(Working data):
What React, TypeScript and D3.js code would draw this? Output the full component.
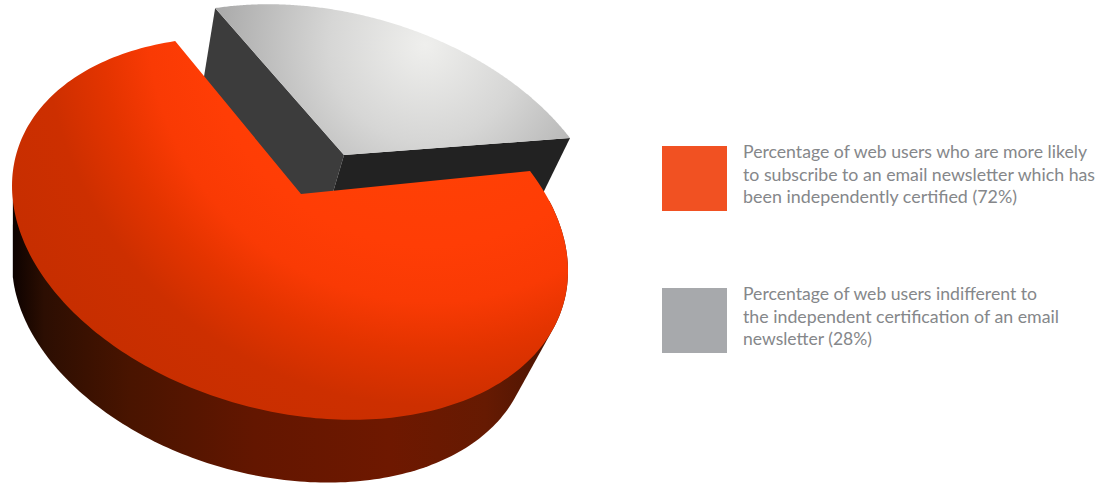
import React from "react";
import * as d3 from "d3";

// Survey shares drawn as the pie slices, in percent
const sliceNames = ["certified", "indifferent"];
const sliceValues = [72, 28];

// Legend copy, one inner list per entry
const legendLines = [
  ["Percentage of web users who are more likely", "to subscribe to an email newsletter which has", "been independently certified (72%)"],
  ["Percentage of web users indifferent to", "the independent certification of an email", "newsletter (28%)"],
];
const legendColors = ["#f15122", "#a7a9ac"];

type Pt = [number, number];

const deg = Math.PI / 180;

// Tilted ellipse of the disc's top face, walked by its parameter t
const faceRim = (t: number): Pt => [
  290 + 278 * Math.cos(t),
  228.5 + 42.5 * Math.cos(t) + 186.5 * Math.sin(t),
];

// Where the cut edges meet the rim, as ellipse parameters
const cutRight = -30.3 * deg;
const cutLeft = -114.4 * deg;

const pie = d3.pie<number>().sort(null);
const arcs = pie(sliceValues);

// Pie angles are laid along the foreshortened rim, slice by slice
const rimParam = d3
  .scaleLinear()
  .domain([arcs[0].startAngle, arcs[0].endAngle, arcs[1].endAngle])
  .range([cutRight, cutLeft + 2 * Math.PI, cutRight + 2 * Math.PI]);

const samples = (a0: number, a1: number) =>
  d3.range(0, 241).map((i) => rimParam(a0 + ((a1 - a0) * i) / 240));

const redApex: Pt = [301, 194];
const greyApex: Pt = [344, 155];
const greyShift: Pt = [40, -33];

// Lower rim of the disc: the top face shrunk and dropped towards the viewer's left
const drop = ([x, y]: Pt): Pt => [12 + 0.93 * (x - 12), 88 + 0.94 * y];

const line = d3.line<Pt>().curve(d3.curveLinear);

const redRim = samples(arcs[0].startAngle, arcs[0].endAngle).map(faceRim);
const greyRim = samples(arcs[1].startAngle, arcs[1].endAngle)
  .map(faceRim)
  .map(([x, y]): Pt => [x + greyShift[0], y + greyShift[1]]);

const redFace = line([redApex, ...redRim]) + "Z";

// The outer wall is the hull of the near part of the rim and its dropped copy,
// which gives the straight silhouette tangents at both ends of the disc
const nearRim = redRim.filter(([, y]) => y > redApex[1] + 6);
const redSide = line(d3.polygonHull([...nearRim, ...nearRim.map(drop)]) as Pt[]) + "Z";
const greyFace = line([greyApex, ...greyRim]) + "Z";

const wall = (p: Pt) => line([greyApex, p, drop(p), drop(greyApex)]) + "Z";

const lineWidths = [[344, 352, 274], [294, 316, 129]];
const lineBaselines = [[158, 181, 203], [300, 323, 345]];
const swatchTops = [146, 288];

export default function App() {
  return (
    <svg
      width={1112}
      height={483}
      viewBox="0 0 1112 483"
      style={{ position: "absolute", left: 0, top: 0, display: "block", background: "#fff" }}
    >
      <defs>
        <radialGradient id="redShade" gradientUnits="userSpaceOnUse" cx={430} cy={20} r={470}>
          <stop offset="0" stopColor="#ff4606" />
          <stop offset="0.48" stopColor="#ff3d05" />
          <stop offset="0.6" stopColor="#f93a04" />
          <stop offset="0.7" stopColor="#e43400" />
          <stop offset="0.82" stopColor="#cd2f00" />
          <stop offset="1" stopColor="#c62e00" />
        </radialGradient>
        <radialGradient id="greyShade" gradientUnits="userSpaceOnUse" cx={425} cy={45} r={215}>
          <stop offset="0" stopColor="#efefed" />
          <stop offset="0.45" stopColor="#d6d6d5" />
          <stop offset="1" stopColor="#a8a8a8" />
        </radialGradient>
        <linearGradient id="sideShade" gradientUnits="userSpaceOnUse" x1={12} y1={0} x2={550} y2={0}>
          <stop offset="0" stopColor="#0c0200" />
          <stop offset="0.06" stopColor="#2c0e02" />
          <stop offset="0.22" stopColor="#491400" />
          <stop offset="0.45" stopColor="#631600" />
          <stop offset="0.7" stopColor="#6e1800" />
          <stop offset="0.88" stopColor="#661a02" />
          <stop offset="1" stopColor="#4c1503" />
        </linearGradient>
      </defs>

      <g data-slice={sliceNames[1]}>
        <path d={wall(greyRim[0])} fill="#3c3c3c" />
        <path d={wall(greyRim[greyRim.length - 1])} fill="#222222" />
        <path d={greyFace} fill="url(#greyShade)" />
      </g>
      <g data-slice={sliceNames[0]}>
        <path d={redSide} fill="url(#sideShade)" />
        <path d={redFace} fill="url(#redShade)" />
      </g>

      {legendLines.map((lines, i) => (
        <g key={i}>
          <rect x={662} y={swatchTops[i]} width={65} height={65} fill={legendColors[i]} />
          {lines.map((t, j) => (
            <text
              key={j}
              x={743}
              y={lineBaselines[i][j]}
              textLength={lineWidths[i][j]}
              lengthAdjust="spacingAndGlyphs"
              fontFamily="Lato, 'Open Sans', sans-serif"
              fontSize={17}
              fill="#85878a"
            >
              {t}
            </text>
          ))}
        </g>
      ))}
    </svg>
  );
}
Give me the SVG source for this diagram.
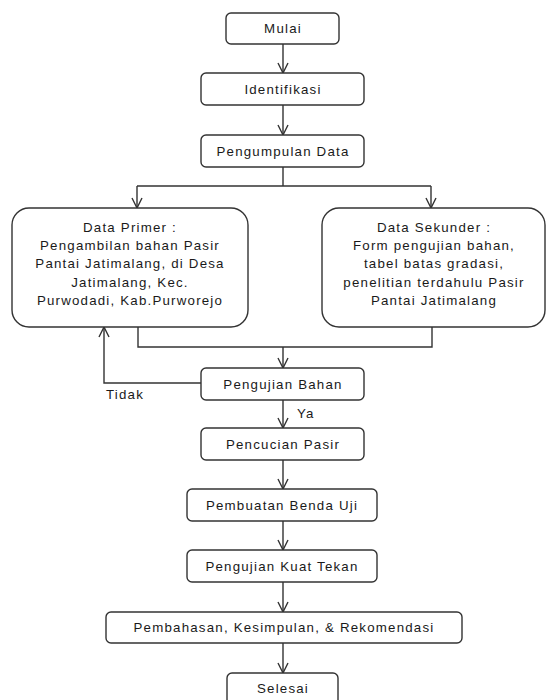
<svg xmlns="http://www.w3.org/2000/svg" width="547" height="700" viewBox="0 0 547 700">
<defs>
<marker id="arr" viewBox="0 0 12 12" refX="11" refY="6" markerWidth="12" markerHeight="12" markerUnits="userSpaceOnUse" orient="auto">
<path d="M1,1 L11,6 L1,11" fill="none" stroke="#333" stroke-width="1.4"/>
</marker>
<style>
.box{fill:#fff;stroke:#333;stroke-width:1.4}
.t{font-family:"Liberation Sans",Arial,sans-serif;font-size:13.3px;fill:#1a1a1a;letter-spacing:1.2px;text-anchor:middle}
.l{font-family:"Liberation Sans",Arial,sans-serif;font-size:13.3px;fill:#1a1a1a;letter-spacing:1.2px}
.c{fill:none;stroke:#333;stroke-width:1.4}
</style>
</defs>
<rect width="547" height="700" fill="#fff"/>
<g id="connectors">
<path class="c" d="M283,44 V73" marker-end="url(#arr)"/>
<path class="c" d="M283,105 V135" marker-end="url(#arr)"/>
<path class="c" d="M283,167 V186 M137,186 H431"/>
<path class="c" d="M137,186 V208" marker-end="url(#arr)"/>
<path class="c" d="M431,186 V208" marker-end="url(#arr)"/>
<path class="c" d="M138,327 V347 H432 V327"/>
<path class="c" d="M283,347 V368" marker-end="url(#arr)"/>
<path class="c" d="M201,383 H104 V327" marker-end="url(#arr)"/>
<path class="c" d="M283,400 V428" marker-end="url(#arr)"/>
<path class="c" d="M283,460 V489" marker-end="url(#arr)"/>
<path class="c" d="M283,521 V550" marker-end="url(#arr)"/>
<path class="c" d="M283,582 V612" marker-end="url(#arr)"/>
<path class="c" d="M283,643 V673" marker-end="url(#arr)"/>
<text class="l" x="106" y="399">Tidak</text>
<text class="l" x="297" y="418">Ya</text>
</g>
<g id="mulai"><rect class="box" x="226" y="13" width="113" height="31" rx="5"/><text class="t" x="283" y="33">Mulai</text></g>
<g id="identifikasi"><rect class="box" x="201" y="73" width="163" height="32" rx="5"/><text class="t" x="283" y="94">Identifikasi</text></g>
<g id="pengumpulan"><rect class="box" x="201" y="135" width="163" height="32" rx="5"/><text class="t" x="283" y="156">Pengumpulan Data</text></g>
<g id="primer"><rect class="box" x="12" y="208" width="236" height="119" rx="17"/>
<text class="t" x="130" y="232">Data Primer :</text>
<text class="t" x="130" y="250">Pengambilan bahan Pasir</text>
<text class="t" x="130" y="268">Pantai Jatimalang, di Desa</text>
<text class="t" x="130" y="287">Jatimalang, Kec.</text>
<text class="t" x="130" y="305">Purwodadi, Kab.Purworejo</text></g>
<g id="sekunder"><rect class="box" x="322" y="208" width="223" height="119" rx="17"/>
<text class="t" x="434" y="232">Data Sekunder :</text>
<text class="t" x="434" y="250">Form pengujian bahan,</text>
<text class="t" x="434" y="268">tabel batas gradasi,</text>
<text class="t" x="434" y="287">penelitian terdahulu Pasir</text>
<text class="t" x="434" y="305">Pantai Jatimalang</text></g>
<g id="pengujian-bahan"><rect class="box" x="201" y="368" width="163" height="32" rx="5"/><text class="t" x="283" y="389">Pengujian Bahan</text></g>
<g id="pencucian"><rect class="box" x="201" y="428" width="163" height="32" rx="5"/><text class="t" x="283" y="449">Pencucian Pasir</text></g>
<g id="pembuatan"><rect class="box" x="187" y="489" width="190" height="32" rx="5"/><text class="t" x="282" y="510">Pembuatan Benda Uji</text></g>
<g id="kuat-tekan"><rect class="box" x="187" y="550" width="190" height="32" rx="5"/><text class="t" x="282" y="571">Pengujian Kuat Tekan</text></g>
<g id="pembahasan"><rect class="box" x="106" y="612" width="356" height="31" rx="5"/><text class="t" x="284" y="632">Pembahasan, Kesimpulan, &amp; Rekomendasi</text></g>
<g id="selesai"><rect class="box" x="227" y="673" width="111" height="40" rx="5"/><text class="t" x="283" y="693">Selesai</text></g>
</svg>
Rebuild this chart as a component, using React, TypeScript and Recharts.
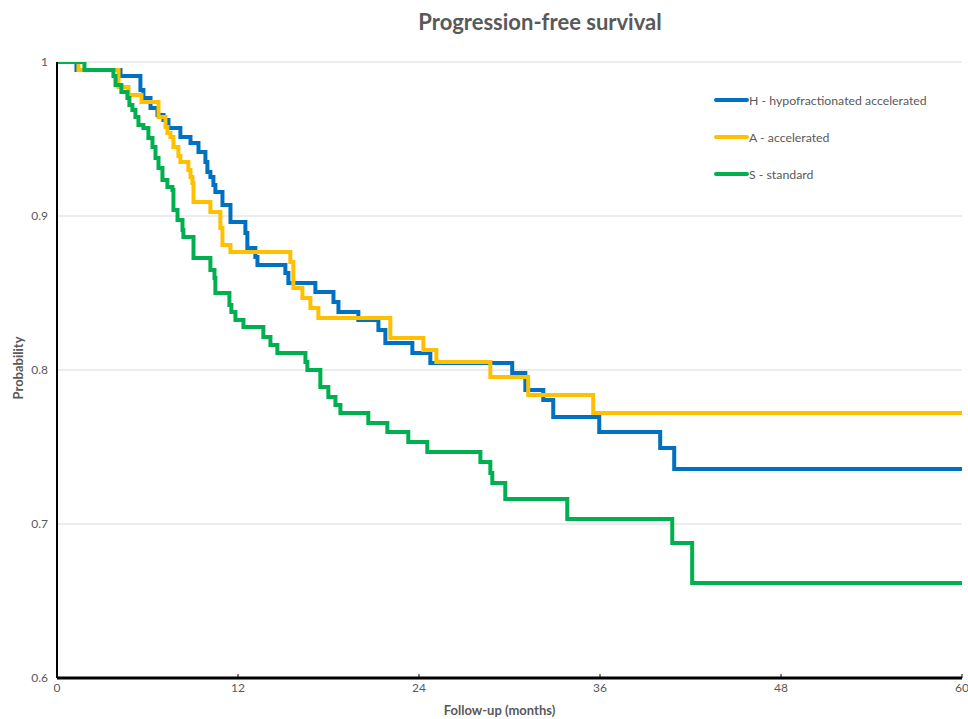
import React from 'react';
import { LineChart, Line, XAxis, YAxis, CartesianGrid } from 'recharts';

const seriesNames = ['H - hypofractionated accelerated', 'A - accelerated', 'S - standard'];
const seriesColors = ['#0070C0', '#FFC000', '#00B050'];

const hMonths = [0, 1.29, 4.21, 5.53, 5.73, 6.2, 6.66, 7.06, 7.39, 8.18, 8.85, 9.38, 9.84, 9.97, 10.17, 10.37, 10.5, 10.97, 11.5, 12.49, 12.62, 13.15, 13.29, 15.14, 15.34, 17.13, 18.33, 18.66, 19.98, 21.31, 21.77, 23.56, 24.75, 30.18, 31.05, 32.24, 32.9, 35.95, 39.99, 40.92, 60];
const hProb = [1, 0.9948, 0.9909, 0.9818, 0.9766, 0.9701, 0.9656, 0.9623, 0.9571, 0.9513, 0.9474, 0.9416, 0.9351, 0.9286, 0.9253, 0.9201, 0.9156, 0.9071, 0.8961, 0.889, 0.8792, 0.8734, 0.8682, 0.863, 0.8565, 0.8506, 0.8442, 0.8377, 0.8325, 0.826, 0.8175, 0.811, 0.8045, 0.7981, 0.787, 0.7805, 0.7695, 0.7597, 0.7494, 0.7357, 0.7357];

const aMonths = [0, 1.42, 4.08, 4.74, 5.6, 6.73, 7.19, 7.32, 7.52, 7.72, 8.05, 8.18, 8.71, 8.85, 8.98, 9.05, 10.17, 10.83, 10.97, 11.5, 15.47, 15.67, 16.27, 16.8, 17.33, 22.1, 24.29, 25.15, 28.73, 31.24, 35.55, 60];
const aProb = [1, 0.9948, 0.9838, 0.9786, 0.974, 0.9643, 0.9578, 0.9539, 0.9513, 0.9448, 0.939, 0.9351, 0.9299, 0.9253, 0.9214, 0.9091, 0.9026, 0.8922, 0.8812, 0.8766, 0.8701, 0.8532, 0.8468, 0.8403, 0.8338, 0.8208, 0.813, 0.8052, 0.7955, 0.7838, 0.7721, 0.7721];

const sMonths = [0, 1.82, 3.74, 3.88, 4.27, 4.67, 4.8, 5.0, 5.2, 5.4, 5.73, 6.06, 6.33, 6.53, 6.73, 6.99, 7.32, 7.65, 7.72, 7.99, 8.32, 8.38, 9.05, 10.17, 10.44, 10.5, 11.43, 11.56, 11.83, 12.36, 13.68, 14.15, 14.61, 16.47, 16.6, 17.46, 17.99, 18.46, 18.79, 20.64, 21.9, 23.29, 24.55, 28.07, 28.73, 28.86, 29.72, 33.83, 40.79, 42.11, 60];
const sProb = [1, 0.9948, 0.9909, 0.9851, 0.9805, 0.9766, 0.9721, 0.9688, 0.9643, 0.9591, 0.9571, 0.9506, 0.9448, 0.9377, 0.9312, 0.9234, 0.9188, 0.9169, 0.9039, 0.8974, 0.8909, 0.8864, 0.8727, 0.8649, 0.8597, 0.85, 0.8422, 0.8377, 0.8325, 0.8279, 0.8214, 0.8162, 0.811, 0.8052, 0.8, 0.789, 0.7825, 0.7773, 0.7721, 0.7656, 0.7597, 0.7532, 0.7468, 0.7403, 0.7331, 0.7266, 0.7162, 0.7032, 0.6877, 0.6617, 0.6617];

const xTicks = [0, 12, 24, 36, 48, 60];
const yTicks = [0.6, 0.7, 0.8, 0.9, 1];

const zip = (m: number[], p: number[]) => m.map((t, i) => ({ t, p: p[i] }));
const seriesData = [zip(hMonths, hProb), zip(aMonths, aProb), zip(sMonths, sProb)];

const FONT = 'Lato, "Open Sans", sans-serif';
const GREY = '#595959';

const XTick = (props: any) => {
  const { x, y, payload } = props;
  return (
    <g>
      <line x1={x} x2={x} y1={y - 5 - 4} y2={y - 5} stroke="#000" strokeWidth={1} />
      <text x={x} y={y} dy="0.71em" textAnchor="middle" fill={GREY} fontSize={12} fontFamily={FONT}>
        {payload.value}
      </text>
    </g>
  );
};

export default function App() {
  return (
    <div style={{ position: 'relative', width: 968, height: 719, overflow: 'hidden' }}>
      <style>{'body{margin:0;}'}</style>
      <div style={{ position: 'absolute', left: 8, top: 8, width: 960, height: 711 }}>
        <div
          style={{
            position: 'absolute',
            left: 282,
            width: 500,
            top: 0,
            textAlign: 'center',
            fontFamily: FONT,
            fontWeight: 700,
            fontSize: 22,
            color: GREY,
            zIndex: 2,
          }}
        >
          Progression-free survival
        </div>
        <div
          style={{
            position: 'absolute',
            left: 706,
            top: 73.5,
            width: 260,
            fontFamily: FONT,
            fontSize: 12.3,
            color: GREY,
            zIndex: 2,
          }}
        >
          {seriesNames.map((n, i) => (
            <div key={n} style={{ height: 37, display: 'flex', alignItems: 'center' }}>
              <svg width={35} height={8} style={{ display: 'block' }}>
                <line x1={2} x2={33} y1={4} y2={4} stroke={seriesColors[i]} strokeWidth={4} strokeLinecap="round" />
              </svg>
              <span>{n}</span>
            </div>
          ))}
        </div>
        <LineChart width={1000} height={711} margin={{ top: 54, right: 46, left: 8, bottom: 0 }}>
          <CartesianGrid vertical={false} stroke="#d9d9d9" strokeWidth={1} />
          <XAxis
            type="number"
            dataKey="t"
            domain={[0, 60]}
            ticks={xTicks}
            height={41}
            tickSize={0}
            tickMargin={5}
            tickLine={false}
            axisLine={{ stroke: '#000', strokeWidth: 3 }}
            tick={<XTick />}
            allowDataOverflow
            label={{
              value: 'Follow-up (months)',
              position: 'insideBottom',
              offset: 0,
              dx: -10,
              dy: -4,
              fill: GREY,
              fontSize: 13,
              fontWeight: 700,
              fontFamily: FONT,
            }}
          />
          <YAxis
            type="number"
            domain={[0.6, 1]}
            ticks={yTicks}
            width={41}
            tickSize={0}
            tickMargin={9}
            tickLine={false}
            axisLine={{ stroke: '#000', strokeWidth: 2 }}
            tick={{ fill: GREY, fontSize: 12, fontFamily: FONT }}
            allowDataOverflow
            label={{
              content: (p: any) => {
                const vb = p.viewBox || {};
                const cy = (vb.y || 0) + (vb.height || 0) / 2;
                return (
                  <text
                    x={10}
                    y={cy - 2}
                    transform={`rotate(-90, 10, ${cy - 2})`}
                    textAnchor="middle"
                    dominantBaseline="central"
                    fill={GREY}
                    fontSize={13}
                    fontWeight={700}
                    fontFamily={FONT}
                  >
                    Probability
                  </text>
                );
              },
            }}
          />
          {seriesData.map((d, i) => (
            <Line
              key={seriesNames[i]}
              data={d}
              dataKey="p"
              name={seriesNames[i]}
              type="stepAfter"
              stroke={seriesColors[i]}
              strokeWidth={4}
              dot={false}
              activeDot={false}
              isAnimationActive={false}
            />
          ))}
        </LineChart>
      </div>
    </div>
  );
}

(Exercise directions):
Print everything from the line with "Rebuild this chart" down to the line with "const seriesColors = ['#0070C0', '#FFC000', '#00B050'];" in the entries above, both lines included and nothing more, without the pictures.

(Exercise output):
Rebuild this chart as a component, using React, TypeScript and Recharts.
import React from 'react';
import { LineChart, Line, XAxis, YAxis, CartesianGrid } from 'recharts';

const seriesNames = ['H - hypofractionated accelerated', 'A - accelerated', 'S - standard'];
const seriesColors = ['#0070C0', '#FFC000', '#00B050'];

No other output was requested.